> **SHORT EXERCISE**
Repeat the full listing below verbatim and keep the images out.

BEGIN MATERIAL

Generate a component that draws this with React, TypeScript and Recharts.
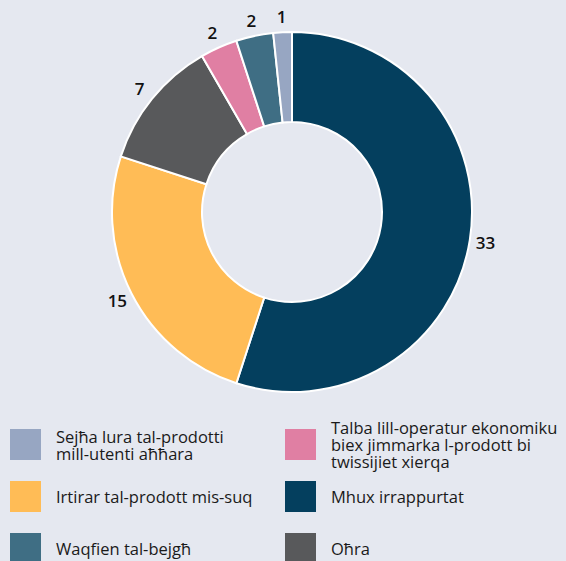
import React from "react";
import { PieChart, Pie, Cell } from "recharts";

const categories = [
  "Mhux irrappurtat",
  "Irtirar tal-prodott mis-suq",
  "Oħra",
  "Talba lill-operatur ekonomiku biex jimmarka l-prodott bi twissijiet xierqa",
  "Waqfien tal-bejgħ",
  "Sejħa lura tal-prodotti mill-utenti aħħara",
];
const values = [33, 15, 7, 2, 2, 1];
const colors = ["#043F5E", "#FFBC56", "#58595B", "#E07FA3", "#3F6E84", "#97A6C2"];

const legendLeft = [5, 1, 4];
const legendRight = [3, 0, 2];
const legendLines: Record<number, string[]> = {
  5: ["Sejħa lura tal-prodotti", "mill-utenti aħħara"],
  1: ["Irtirar tal-prodott mis-suq"],
  4: ["Waqfien tal-bejgħ"],
  3: ["Talba lill-operatur ekonomiku", "biex jimmarka l-prodott bi", "twissijiet xierqa"],
  0: ["Mhux irrappurtat"],
  2: ["Oħra"],
};

const data = categories.map((name, i) => ({ name, value: values[i] }));

const FONT = "'Open Sans', sans-serif";
const RAD = Math.PI / 180;

const renderLabel = (props: any) => {
  const { cx, cy, midAngle, outerRadius, value } = props;
  const r = outerRadius + 16;
  const x = cx + r * Math.cos(-midAngle * RAD);
  const y = cy + r * Math.sin(-midAngle * RAD);
  return (
    <text
      x={x}
      y={y}
      fill="#111"
      textAnchor="middle"
      dominantBaseline="central"
      fontFamily={FONT}
      fontSize={17}
      fontWeight={600}
    >
      {value}
    </text>
  );
};

const LegendItem = ({ idx, left, top }: { idx: number; left: number; top: number }) => (
  <div
    style={{
      position: "absolute",
      left,
      top,
      height: 52,
      display: "flex",
      alignItems: "center",
    }}
  >
    <div style={{ width: 31, height: 31, background: colors[idx], flexShrink: 0 }} />
    <div
      style={{
        marginLeft: 15,
        fontFamily: FONT,
        fontSize: 16.5,
        lineHeight: "17px",
        color: "#1a1a1a",
        whiteSpace: "nowrap",
      }}
    >
      {legendLines[idx].map((l, k) => (
        <div key={k}>{l}</div>
      ))}
    </div>
  </div>
);

export default function App() {
  return (
    <div
      style={{
        position: "absolute",
        left: 0,
        top: 0,
        width: 566,
        height: 561,
        background: "#E5E8F0",
        overflow: "hidden",
      }}
    >
      <PieChart width={566} height={410} margin={{ top: 0, right: 0, bottom: 0, left: 0 }}>
        <Pie
          data={data}
          dataKey="value"
          nameKey="name"
          cx={292}
          cy={212}
          innerRadius={90}
          outerRadius={180}
          startAngle={90}
          endAngle={-270}
          stroke="#ffffff"
          strokeWidth={2}
          label={renderLabel}
          labelLine={false}
          isAnimationActive={false}
        >
          {data.map((d, i) => (
            <Cell key={d.name} fill={colors[i]} />
          ))}
        </Pie>
      </PieChart>
      {legendLeft.map((idx, row) => (
        <LegendItem key={idx} idx={idx} left={10} top={418.5 + row * 52} />
      ))}
      {legendRight.map((idx, row) => (
        <LegendItem key={idx} idx={idx} left={285} top={418.5 + row * 52} />
      ))}
    </div>
  );
}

END MATERIAL

> **PROBLEM SOLUTION**
Generate a component that draws this with React, TypeScript and Recharts.
import React from "react";
import { PieChart, Pie, Cell } from "recharts";

const categories = [
  "Mhux irrappurtat",
  "Irtirar tal-prodott mis-suq",
  "Oħra",
  "Talba lill-operatur ekonomiku biex jimmarka l-prodott bi twissijiet xierqa",
  "Waqfien tal-bejgħ",
  "Sejħa lura tal-prodotti mill-utenti aħħara",
];
const values = [33, 15, 7, 2, 2, 1];
const colors = ["#043F5E", "#FFBC56", "#58595B", "#E07FA3", "#3F6E84", "#97A6C2"];

const legendLeft = [5, 1, 4];
const legendRight = [3, 0, 2];
const legendLines: Record<number, string[]> = {
  5: ["Sejħa lura tal-prodotti", "mill-utenti aħħara"],
  1: ["Irtirar tal-prodott mis-suq"],
  4: ["Waqfien tal-bejgħ"],
  3: ["Talba lill-operatur ekonomiku", "biex jimmarka l-prodott bi", "twissijiet xierqa"],
  0: ["Mhux irrappurtat"],
  2: ["Oħra"],
};

const data = categories.map((name, i) => ({ name, value: values[i] }));

const FONT = "'Open Sans', sans-serif";
const RAD = Math.PI / 180;

const renderLabel = (props: any) => {
  const { cx, cy, midAngle, outerRadius, value } = props;
  const r = outerRadius + 16;
  const x = cx + r * Math.cos(-midAngle * RAD);
  const y = cy + r * Math.sin(-midAngle * RAD);
  return (
    <text
      x={x}
      y={y}
      fill="#111"
      textAnchor="middle"
      dominantBaseline="central"
      fontFamily={FONT}
      fontSize={17}
      fontWeight={600}
    >
      {value}
    </text>
  );
};

const LegendItem = ({ idx, left, top }: { idx: number; left: number; top: number }) => (
  <div
    style={{
      position: "absolute",
      left,
      top,
      height: 52,
      display: "flex",
      alignItems: "center",
    }}
  >
    <div style={{ width: 31, height: 31, background: colors[idx], flexShrink: 0 }} />
    <div
      style={{
        marginLeft: 15,
        fontFamily: FONT,
        fontSize: 16.5,
        lineHeight: "17px",
        color: "#1a1a1a",
        whiteSpace: "nowrap",
      }}
    >
      {legendLines[idx].map((l, k) => (
        <div key={k}>{l}</div>
      ))}
    </div>
  </div>
);

export default function App() {
  return (
    <div
      style={{
        position: "absolute",
        left: 0,
        top: 0,
        width: 566,
        height: 561,
        background: "#E5E8F0",
        overflow: "hidden",
      }}
    >
      <PieChart width={566} height={410} margin={{ top: 0, right: 0, bottom: 0, left: 0 }}>
        <Pie
          data={data}
          dataKey="value"
          nameKey="name"
          cx={292}
          cy={212}
          innerRadius={90}
          outerRadius={180}
          startAngle={90}
          endAngle={-270}
          stroke="#ffffff"
          strokeWidth={2}
          label={renderLabel}
          labelLine={false}
          isAnimationActive={false}
        >
          {data.map((d, i) => (
            <Cell key={d.name} fill={colors[i]} />
          ))}
        </Pie>
      </PieChart>
      {legendLeft.map((idx, row) => (
        <LegendItem key={idx} idx={idx} left={10} top={418.5 + row * 52} />
      ))}
      {legendRight.map((idx, row) => (
        <LegendItem key={idx} idx={idx} left={285} top={418.5 + row * 52} />
      ))}
    </div>
  );
}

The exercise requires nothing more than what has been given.